#### SET EXERCISE
In the entries that follow, count each line containing "this" and state the total, nothing more.

#### RECORDS SHOWN

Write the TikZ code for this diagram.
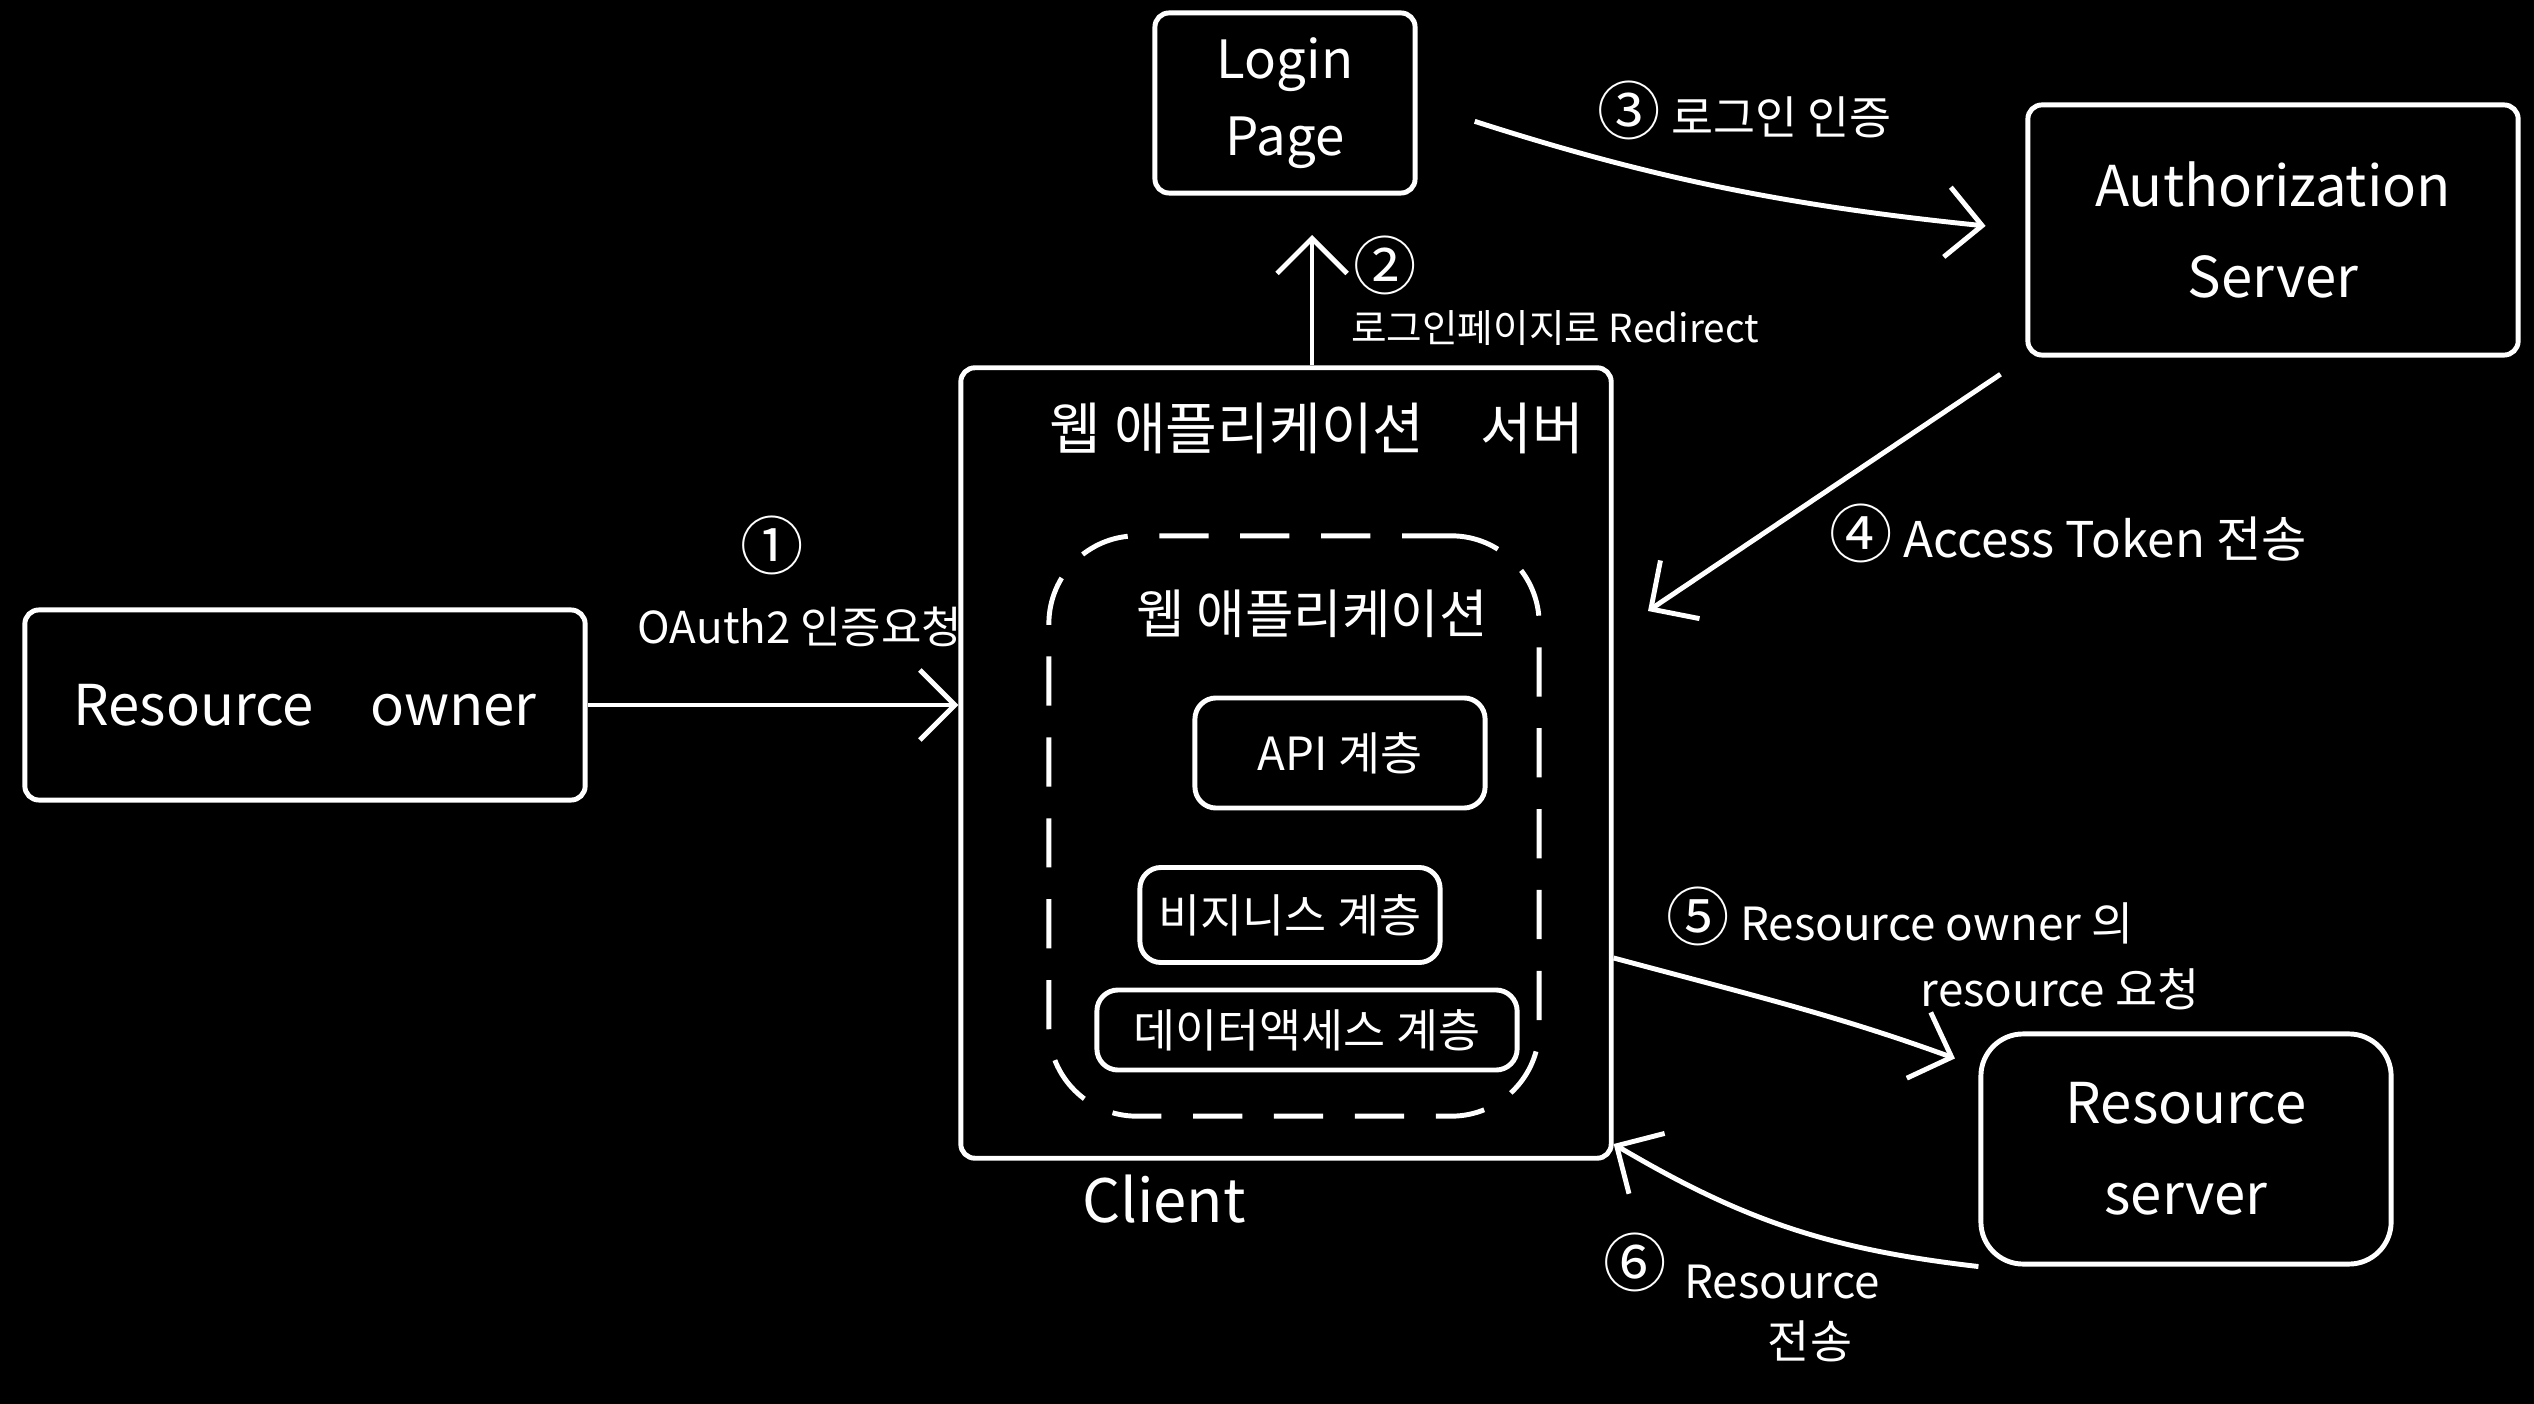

...

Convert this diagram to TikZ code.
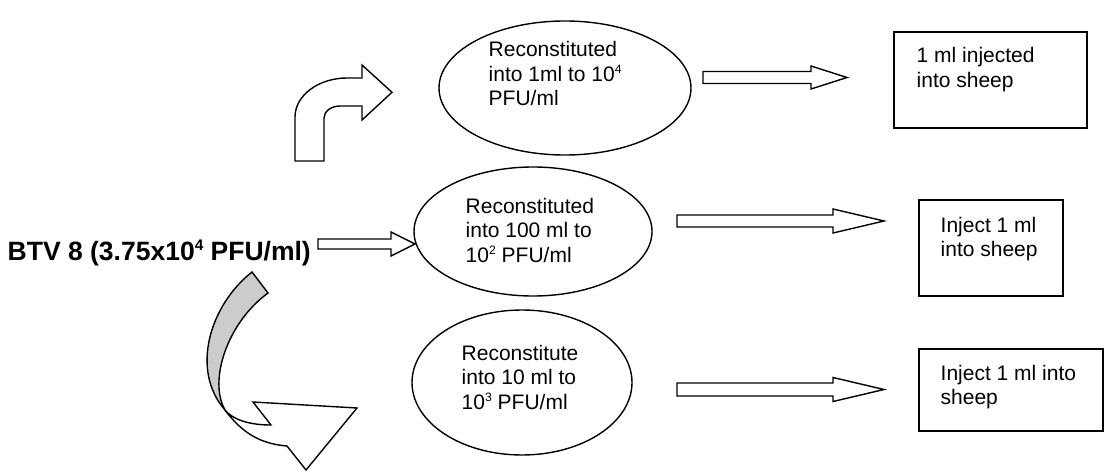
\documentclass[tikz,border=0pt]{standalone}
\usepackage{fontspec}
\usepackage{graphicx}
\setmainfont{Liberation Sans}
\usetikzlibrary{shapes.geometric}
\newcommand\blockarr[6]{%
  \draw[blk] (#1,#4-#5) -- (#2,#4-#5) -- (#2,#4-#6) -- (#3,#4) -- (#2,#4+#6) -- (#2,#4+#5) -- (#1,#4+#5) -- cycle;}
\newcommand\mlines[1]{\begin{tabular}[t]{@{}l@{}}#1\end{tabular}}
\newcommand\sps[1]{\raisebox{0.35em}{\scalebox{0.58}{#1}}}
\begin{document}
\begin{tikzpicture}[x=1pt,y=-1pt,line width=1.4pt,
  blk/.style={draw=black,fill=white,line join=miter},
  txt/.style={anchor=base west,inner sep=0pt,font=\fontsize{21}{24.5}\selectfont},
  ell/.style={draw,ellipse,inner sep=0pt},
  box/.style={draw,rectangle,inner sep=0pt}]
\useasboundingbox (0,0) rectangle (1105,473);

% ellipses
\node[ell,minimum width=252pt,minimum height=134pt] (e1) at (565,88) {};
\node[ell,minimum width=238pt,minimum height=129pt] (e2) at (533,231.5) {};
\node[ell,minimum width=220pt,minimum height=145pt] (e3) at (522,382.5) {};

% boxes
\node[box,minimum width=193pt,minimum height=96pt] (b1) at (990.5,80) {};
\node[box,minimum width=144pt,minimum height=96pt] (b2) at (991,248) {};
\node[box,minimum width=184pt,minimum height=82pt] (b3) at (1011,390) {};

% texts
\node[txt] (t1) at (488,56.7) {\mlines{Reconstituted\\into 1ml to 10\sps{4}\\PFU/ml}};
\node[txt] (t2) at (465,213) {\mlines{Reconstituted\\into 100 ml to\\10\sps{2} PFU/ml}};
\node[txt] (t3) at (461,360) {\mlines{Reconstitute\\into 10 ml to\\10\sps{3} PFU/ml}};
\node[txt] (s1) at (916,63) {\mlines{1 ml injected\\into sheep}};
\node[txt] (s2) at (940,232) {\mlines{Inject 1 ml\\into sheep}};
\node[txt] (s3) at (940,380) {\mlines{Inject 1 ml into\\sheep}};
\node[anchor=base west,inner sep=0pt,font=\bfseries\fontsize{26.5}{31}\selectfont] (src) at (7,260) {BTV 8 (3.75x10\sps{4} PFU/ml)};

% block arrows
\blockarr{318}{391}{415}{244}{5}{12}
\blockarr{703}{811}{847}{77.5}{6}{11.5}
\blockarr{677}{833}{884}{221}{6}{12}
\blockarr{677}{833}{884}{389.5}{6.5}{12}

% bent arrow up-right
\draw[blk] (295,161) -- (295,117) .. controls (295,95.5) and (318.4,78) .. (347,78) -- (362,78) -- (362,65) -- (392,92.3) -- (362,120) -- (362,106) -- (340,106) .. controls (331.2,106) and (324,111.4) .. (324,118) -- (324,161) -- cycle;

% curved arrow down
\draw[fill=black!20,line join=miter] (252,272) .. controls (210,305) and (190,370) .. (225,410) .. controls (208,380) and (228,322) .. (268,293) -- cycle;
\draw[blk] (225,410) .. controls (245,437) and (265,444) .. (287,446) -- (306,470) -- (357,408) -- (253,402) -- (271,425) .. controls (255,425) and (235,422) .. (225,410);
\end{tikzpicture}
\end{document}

#### EXERCISE RESPONSE
2